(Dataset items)
○ ○ ○ ○

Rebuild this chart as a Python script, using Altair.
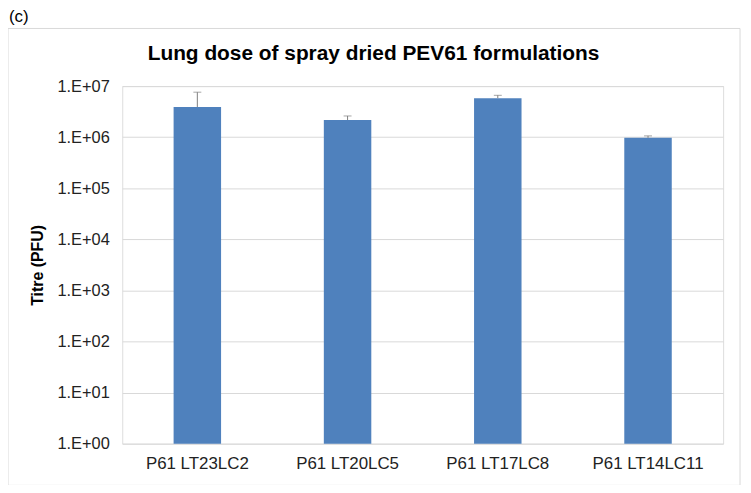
import altair as alt
import pandas as pd

categories = ["P61 LT23LC2", "P61 LT20LC5", "P61 LT17LC8", "P61 LT14LC11"]
titre = [3.9e6, 2.17e6, 5.8e6, 9.7e5]
titre_upper = [7.6e6, 2.6e6, 6.6e6, 1.06e6]
y_ticks = [1, 10, 100, 1e3, 1e4, 1e5, 1e6, 1e7]

df = pd.DataFrame({"cat": categories, "titre": titre, "upper": titre_upper})

FONT = "Liberation Sans"
W, H = 605, 360

x_enc = alt.X("cat:N", sort=categories, title=None,
              scale=alt.Scale(paddingInner=0.684, paddingOuter=0.342),
              axis=alt.Axis(labelAngle=0, labelFontSize=17, labelColor="#222222",
                            labelFont=FONT, ticks=False, domain=False, labelPadding=12,
                            grid=False))
y_scale = alt.Scale(type="log", domain=[1, 1e7])
label_expr = "'1.E+' + (round(log(datum.value)/LN10) < 10 ? '0' : '') + format(round(log(datum.value)/LN10), 'd')"

base = alt.Chart(df)

bars = base.mark_bar(color="#4f81bd").encode(
    x=x_enc,
    y=alt.Y("titre:Q", scale=y_scale, title="Titre (PFU)",
            axis=alt.Axis(values=y_ticks, labelExpr=label_expr, labelFontSize=16.5,
                          labelColor="#222222", labelFont=FONT, ticks=False, domain=False,
                          labelPadding=13, gridColor="#d9d9d9", gridWidth=1,
                          titleFont=FONT, titleFontSize=16, titleFontWeight="bold",
                          titleColor="#000000", titlePadding=12)),
    y2=alt.datum(1),
)

err = base.mark_rule(color="#7f7f7f", strokeWidth=1).encode(
    x=alt.X("cat:N", sort=categories),
    y=alt.Y("titre:Q", scale=y_scale),
    y2="upper:Q",
)
caps = base.mark_tick(color="#7f7f7f", thickness=1, size=8, orient="horizontal").encode(
    x=alt.X("cat:N", sort=categories),
    y=alt.Y("upper:Q", scale=y_scale),
)

border = alt.Chart(pd.DataFrame({"a": [0]})).mark_rect(
    fill=None, stroke="#d9d9d9", strokeWidth=1
).encode(x=alt.value(-115), x2=alt.value(622), y=alt.value(-58), y2=alt.value(402))

label_c = alt.Chart(pd.DataFrame({"t": ["(c)"]})).mark_text(
    align="left", baseline="alphabetic", fontSize=17, font=FONT, color="#000000"
).encode(text="t:N", x=alt.value(-114), y=alt.value(-65))

title_txt = alt.Chart(pd.DataFrame({"t": ["Lung dose of spray dried PEV61 formulations"]})).mark_text(
    align="center", baseline="middle", fontSize=21, font=FONT, fontWeight="bold", color="#000000"
).encode(text="t:N", x=alt.value(253), y=alt.value(-32))

chart = alt.layer(border, bars, err, caps, label_c, title_txt).properties(
    width=W, height=H,
    autosize=alt.AutoSizeParams(type="none"),
    padding={"left": 115, "top": 77, "right": 20, "bottom": 40},
).configure_view(stroke=None).configure(background="white")

chart.save("out.html", embed_options={"renderer": "svg", "actions": False})
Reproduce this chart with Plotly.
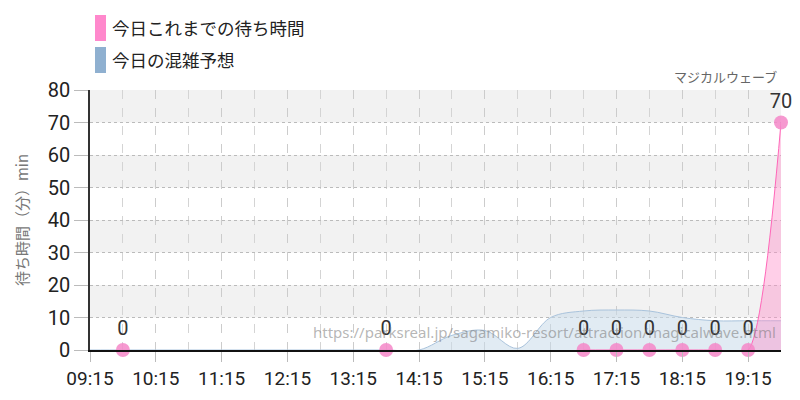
import plotly.graph_objects as go

day = "2024-01-01 "

# actual wait times so far (None = no connecting line)
actual_times = ["09:45", "10:15", "13:45", "14:15", "16:45", "17:15", "17:45",
                "18:15", "18:45", "19:15", "19:45"]
actual_waits = [0, None, 0, None, 0, 0, 0, 0, 0, 0, 70]

# today's forecast
forecast_times = ["09:15", "09:45", "10:15", "10:45", "11:15", "11:45", "12:15",
                  "12:45", "13:15", "13:45", "14:15", "14:45", "15:15", "15:45",
                  "16:15", "16:45", "17:15", "17:45", "18:15", "18:45", "19:15",
                  "19:45"]
forecast_waits = [0, 0, 0, 0, 0, 0, 0, 0, 0, 0, 0, 4.5, 6, 0.5, 10, 12, 12.3, 12,
                  10, 9, 9, 9]

hour_ticks = ["09:15", "10:15", "11:15", "12:15", "13:15", "14:15", "15:15",
              "16:15", "17:15", "18:15", "19:15"]
band_starts = [10, 30, 50, 70]

attraction = "マジカルウェーブ"
source_url = "https://parksreal.jp/sagamiko-resort/attraction/magicalwave.html"

num_font = "Roboto, sans-serif"
jp_font = "Noto Sans CJK JP, sans-serif"

fig = go.Figure()

fig.add_trace(go.Scatter(
    x=[day + t for t in forecast_times], y=forecast_waits,
    mode="lines", line=dict(color="#a9c3dc", width=1, shape="spline"),
    fill="tozeroy", fillcolor="rgba(200,218,234,0.55)",
    showlegend=False, hoverinfo="skip"))

x_act = [day + t for t in actual_times]
fig.add_trace(go.Scatter(
    x=x_act, y=actual_waits,
    mode="lines", line=dict(color="#ff66b8", width=1, shape="spline", smoothing=0.6),
    fill="tozeroy", fillcolor="rgba(255,140,200,0.42)",
    connectgaps=False, showlegend=False, hoverinfo="skip"))

pts_x = [x for x, v in zip(x_act, actual_waits) if v is not None]
pts_y = [v for v in actual_waits if v is not None]
fig.add_trace(go.Scatter(
    x=pts_x, y=pts_y, mode="markers+text",
    marker=dict(color="rgba(245,135,200,0.85)", size=14),
    text=[str(v) for v in pts_y], textposition="top center",
    textfont=dict(family=num_font, size=20, color="#333"),
    cliponaxis=False, showlegend=False, hoverinfo="skip"))

for b in band_starts:
    fig.add_shape(type="rect", xref="paper", yref="y", x0=0, x1=1, y0=b, y1=b + 10,
                  fillcolor="#f2f2f2", line_width=0, layer="below")

# legend swatches (page pixels -> paper coords, plot area is 90..781 x 90..350)
legend_items = [("今日これまでの待ち時間", "#ff88cc"), ("今日の混雑予想", "#8fb0d0")]
for i, (name, col) in enumerate(legend_items):
    y_top = 15 + 32 * i
    fig.add_shape(type="rect", xref="paper", yref="paper",
                  x0=(95 - 90) / 691, x1=(106 - 90) / 691,
                  y0=(350 - y_top - 26) / 260, y1=(350 - y_top) / 260,
                  fillcolor=col, line_width=0)
    fig.add_annotation(x=(110 - 90) / 691, y=(350 - y_top - 13) / 260,
                       xref="paper", yref="paper", text=name, showarrow=False,
                       xanchor="left", yanchor="middle",
                       font=dict(family=jp_font, size=17.5, color="#222"))

fig.add_annotation(x=0.997, y=1, xref="paper", yref="paper", text=attraction,
                   showarrow=False, xanchor="right", yanchor="bottom", yshift=2,
                   font=dict(family=jp_font, size=13, color="#666"))
fig.add_annotation(x=0.995, y=0.025, xref="paper", yref="paper", text=source_url,
                   showarrow=False, xanchor="right", yanchor="bottom",
                   font=dict(family="Noto Sans, sans-serif", size=15,
                             color="rgba(120,120,120,0.55)"))

# page body has an 8px margin, so the figure is 8px smaller and shifted
fig.update_layout(
    width=792, height=392,
    margin=dict(l=82, r=19, t=82, b=50),
    paper_bgcolor="white", plot_bgcolor="white",
    showlegend=False,
    xaxis=dict(type="date", range=[day + "09:15", day + "19:45"],
               tickvals=[day + t for t in hour_ticks], ticktext=hour_ticks,
               showgrid=True, gridcolor="#cccccc", griddash="dash", gridwidth=1,
               minor=dict(dtick=1800000, tick0=day + "09:15", showgrid=True,
                          gridcolor="#d4d4d4", griddash="dash"),
               ticks="outside", ticklen=10, tickcolor="#bbbbbb",
               showline=True, linecolor="#111", linewidth=1.5,
               tickfont=dict(family=num_font, size=19, color="#222"),
               zeroline=False, fixedrange=True, automargin=False),
    yaxis=dict(range=[0, 80], dtick=10,
               showgrid=True, gridcolor="#bbbbbb", griddash="dot",
               ticks="outside", ticklen=14, tickcolor="#bbbbbb",
               showline=True, linecolor="#333", linewidth=1.5,
               tickfont=dict(family=num_font, size=20, color="#222"),
               title=dict(text="待ち時間（分）min", standoff=16,
                          font=dict(family=jp_font, size=15, color="#777")),
               zeroline=False, fixedrange=True, automargin=False),
)

fig.write_html("out.html")
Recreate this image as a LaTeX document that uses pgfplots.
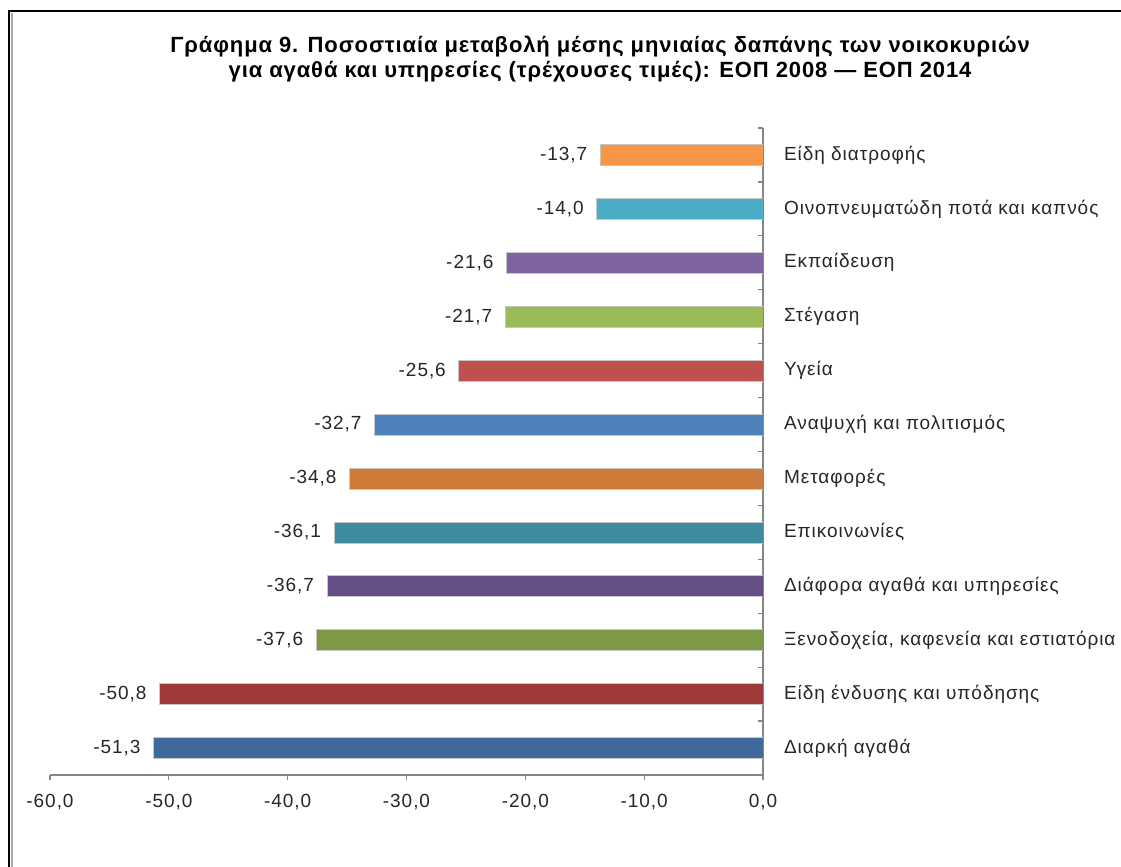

○ ○ ○ ○

* Short problem
Copy each line of the records containing the string "this".

* Complete response
Rebuild this chart as a Python script, using Altair.
Reproduce this chart with Plotly.
Recreate this image as a LaTeX document that uses pgfplots.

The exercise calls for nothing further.